Vous revenez donc du Castellet avec moins de points que prévu. Quel est votre objectif désormais ?
Cette année je visais le podium, mais soyons réaliste, ça va être difficile, maintenant... Il y a de très bons concurrents en face. Par contre j'ai comme objectif de monter sur le podium chaque week-end pour marquer de gros points. Dans tous les cas, ce sera une année pour se développer. Le but est aussi d’aller voir du côté du championnat européen.
Crédit photo : Marc de Mattia
Le MAN actuel est en réparation, le nouveau n’est pas prêt et Nogaro arrive vite. Comment va se dérouler la suite de la saison ?
Le nouveau camion est en construction, le but était de faire les premiers essais avec pour voir si nous le mettions en piste en cours de saison. L’objectif premier était de le sortir à Magny- Cours, mi-juillet. On va voir si on l'aligne dès Nogaro...

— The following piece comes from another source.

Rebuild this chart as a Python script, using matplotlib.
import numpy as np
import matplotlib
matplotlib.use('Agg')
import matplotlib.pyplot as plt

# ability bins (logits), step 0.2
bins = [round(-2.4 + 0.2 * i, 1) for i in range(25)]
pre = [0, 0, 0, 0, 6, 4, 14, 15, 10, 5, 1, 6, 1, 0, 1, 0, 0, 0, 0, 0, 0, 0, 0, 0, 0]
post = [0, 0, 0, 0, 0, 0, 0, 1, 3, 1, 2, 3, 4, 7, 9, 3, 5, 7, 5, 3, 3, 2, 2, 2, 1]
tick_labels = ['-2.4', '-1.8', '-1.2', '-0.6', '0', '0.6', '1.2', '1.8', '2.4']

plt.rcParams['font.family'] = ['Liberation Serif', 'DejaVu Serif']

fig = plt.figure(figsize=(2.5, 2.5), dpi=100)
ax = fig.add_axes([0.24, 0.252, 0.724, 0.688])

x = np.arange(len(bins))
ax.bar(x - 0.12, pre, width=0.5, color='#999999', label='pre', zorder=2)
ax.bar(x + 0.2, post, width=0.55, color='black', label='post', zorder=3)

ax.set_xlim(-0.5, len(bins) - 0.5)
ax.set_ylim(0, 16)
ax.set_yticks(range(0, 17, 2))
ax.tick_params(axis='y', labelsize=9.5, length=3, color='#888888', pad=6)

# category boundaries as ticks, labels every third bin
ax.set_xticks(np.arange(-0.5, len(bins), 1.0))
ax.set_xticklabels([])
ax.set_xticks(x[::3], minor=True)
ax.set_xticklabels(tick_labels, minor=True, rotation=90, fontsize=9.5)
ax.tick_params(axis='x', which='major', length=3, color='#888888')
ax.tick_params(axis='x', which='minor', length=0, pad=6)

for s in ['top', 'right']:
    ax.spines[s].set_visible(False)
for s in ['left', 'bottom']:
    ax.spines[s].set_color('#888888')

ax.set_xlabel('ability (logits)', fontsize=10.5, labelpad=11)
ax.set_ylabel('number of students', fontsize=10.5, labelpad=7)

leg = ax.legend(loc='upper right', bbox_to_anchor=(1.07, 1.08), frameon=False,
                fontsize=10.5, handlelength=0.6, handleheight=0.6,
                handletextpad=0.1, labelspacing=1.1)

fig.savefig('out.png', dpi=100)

Mais déjà, en avant-première pour France Routes, parlez-nous de ce nouveau camion...
Les seules pièces d’origine sont la cabine, les portières, les deux poutres de châssis et le bloc moteur de 13 l. J’ai toujours un MAN, mais avec la cabine de nouvelle génération. Nous refaisons toute la cosmétique, redessinons le poste de pilotage... Nous optimisons aussi le refroidissement des freins. Nous avons fait un faux châssis qui est différent je ne peux pas donner les secrets avant la première course mais nous avons procédé à des évolutions parce que l'ancien châssis était parfois un peu souple, nous avons voulu qu’il soit plus rigide.
Il y a d'autres points d'améliorations ?
La technologie sur les essieux a évolué, à l'avant et à l'arrière. Nous avons désormais un carrossage autorisé. Nous faisons beaucoup de petits développements mais visuellement, il semblera à l'ancien. Nous travaillons également sur les amortisseurs. Le but est toujours d'aller plus haut dans la hiérarchie des pilotes.

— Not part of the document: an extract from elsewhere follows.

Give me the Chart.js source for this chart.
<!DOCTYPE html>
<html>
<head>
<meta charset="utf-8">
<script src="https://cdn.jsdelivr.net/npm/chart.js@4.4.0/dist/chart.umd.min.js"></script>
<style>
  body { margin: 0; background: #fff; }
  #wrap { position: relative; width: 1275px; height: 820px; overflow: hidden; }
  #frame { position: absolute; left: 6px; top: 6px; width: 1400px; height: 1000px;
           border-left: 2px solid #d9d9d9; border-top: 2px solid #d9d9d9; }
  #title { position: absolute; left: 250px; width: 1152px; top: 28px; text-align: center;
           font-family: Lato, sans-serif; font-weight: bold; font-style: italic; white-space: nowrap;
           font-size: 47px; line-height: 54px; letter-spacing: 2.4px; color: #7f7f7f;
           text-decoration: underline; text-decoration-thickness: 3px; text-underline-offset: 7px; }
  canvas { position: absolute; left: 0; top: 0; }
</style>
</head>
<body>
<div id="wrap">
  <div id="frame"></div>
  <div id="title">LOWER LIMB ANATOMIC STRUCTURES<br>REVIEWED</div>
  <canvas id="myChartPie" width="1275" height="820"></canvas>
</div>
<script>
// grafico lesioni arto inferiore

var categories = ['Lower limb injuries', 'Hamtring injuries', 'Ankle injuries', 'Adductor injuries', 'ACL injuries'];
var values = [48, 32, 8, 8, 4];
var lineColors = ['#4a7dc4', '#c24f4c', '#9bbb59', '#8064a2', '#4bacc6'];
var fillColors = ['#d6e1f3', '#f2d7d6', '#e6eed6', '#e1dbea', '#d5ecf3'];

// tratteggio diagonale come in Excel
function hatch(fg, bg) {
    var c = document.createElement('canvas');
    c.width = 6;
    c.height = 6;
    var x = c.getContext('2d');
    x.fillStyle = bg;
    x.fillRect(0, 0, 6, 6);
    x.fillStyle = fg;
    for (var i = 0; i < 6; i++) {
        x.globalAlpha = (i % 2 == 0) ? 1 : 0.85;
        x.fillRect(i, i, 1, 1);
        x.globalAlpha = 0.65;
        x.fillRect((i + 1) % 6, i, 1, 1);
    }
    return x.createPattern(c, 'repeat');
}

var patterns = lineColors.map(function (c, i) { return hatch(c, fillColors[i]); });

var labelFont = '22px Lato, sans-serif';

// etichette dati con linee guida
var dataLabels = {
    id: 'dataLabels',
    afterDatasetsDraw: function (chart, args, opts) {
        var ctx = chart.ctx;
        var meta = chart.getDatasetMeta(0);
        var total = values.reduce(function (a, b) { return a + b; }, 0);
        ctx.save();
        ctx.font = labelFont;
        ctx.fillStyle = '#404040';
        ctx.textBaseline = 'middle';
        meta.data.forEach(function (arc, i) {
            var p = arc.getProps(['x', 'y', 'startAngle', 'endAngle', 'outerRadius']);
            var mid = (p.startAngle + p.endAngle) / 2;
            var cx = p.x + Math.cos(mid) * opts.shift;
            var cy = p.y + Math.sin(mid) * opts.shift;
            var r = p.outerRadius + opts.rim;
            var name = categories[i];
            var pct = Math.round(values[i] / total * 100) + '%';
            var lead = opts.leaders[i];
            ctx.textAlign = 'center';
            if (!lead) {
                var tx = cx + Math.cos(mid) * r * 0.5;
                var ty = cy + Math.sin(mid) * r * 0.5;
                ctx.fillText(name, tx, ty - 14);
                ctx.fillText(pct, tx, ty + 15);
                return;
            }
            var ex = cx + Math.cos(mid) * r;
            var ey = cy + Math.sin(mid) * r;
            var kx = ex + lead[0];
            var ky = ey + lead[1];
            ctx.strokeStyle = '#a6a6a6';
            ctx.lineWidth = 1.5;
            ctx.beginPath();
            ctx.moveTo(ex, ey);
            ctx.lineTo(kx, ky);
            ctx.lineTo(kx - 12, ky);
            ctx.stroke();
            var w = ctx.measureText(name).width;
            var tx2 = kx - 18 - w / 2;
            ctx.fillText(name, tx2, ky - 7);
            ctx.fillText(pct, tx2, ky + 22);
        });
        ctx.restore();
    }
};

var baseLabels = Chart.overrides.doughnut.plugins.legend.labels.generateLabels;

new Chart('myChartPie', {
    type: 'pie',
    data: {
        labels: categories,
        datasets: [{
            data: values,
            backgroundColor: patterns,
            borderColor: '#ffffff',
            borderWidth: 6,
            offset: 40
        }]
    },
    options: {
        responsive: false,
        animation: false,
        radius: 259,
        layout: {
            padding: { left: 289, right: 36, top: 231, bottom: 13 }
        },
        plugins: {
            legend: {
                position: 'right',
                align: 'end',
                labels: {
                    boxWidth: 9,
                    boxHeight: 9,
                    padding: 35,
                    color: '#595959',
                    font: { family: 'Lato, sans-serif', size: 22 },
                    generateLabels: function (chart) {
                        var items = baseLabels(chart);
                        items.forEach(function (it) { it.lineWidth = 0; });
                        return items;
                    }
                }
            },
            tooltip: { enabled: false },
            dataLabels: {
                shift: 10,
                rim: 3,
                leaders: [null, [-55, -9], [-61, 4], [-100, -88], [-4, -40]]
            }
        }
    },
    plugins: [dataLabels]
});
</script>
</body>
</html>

Vidéo : construction d'un camion de courses par Lion Truck Racing, épisode 2
Sur votre chaine Youtube, vous racontez les étapes de construction... Les médias, ça vous plait ?
Je suis passionné, alors je partage cette aventure techologique mais aussi les essais, les coulisses. J'ai découvert que certains de mes concurrents apprennent des choses en les regardant !
Quand nous avons eu l’idée de concevoir ce nouveau camion avec Emmanuel Vincent, le président de Sampa, nous avons convenu de partager les coulisses avec le public. En France, nous sommes peu nombreux à savoir comment se construit un camion. Nous avons donc lancé cette série en vidéo.
Par exemple, un truc tout bête, nous souhaitions abaisser le siège pour avoir un meilleur centre de gravité. Dans une des vidéos, on me voit faire des schémas afin de voir concrètement comment faire, expliquer au public mais également à mon équipe la position idéale en tant que pilote. Cette petite vidéo, destinée à la base au public, nous a beaucoup servi pour trouver la position idéale. Avec ce nouveau siège, je suis un peu plus haut que pendant la dernière saison et plus à l’aise.
L'équipe du Lion Truck Racing est composée de combien de personnes ?
Nous sommes au minimum 6 à chaque course, avec Pascal Calas, chef mécanicien, assisté de 3 personnes. A l'atelier ils sont toujours 3 à travailler sachant qu’ils réalisent mon camion mais travaillent aussi pour d’autres équipes.
Au Castellet, entre la boutique, la loge où l’équipe a reçu 200 invités, nous étions une quinzaine. J'en profite pour remercier BFT Transport, qui est toujours au soutien.